╭─ Given entries

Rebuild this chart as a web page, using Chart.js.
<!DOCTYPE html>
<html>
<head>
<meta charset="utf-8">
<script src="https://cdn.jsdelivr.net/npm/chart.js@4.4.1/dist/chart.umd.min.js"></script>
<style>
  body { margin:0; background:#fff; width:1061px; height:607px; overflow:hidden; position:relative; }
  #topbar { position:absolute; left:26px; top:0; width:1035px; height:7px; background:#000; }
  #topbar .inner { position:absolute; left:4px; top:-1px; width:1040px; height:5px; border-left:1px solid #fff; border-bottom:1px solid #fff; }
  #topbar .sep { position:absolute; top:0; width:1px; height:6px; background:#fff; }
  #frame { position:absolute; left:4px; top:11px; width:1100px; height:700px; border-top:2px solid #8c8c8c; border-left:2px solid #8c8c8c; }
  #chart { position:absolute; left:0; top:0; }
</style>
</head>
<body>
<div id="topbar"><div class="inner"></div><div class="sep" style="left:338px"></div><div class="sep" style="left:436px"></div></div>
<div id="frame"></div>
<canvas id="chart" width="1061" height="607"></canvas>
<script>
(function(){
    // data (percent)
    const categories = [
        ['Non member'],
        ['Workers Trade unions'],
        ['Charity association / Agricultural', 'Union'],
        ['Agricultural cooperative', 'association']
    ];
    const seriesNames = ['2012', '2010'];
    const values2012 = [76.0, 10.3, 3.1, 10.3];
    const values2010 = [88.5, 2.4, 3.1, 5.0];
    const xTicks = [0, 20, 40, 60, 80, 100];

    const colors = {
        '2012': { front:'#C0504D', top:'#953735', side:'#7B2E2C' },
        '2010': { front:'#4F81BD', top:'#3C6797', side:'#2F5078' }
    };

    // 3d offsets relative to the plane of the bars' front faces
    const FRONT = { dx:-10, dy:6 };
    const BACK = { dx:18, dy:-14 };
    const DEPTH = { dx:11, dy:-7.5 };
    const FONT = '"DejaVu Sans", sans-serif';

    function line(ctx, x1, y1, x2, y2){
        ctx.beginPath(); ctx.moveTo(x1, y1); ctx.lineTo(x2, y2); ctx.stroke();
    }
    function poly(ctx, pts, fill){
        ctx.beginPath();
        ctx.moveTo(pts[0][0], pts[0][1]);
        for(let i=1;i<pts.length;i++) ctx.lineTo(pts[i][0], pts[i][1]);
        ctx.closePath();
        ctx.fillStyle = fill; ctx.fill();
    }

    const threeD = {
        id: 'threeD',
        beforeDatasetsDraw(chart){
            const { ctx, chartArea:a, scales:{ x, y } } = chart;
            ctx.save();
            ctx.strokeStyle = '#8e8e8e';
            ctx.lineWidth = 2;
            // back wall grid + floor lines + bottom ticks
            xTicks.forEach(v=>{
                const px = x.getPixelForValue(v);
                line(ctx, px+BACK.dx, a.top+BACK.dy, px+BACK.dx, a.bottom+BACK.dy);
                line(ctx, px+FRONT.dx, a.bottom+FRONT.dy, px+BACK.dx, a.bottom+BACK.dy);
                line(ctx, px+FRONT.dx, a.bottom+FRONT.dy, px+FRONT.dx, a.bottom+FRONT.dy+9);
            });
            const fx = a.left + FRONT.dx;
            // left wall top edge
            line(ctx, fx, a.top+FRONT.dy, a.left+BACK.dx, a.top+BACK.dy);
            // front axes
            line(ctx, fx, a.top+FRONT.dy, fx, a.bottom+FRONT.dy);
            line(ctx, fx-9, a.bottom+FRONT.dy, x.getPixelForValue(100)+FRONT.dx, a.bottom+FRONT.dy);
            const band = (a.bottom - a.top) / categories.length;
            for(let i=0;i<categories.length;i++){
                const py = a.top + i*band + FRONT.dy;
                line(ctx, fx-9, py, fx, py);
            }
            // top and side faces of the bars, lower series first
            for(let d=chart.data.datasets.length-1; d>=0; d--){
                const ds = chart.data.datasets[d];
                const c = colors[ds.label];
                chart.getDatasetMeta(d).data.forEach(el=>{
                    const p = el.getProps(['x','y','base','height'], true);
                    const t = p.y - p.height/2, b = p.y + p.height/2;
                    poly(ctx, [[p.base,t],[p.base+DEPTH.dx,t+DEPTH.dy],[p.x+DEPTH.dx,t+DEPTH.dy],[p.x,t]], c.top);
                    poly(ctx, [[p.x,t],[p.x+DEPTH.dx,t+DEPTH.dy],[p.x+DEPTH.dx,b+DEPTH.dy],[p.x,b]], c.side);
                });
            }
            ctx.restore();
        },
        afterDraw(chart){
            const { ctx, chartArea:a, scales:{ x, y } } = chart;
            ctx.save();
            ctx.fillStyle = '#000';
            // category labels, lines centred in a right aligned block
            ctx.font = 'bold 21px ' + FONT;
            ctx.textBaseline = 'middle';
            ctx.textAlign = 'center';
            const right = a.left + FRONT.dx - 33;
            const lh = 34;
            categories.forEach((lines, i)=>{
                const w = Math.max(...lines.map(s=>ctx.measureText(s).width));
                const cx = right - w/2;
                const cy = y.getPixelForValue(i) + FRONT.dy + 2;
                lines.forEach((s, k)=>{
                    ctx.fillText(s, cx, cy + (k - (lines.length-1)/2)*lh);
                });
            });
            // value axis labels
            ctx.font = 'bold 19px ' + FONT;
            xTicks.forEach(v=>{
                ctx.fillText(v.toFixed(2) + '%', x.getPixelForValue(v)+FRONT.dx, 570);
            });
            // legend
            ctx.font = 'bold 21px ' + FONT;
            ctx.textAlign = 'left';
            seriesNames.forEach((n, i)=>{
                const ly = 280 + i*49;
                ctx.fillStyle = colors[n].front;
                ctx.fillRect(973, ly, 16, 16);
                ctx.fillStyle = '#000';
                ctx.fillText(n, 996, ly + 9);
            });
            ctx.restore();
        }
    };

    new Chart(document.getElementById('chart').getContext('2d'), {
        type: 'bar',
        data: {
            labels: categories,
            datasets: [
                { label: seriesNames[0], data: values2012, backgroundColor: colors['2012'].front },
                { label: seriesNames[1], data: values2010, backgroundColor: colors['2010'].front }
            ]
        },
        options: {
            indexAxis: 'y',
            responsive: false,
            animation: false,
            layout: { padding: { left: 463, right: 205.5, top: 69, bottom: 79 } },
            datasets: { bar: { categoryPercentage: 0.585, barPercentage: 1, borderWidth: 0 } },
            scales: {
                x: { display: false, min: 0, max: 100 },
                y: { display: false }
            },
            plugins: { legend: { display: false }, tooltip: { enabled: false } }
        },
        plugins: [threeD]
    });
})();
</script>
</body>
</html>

╰─
╭─ Given entries

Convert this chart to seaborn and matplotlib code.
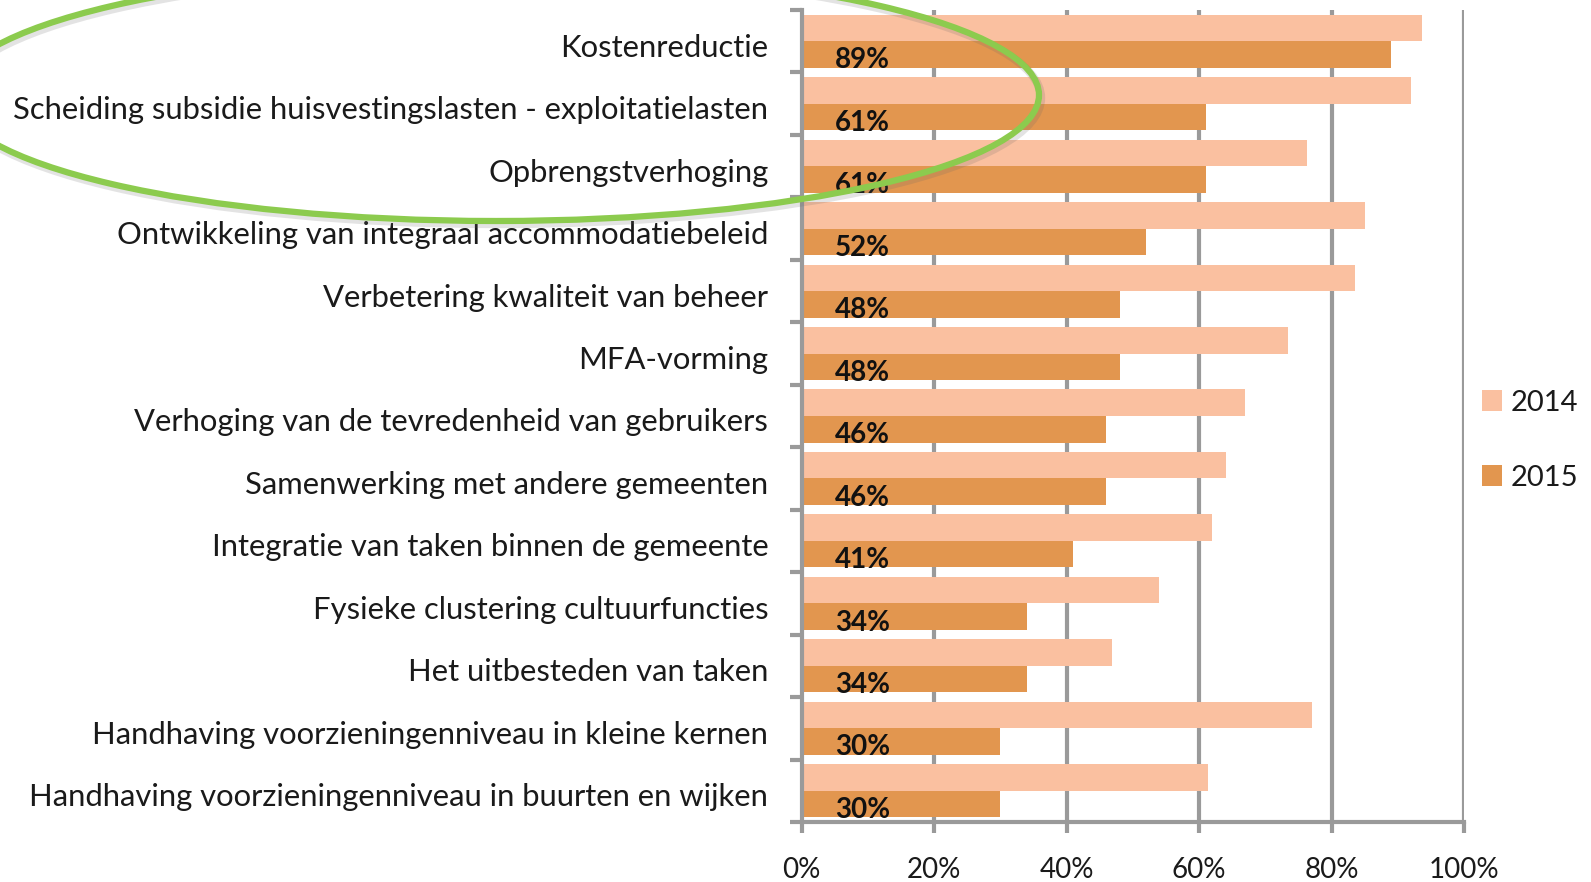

╰─

_Given instruction:_
Find and copy every line in the entries above where the string "this" occurs.

_Answer to the task:_
Rebuild this chart as a web page, using Chart.js.
Convert this chart to seaborn and matplotlib code.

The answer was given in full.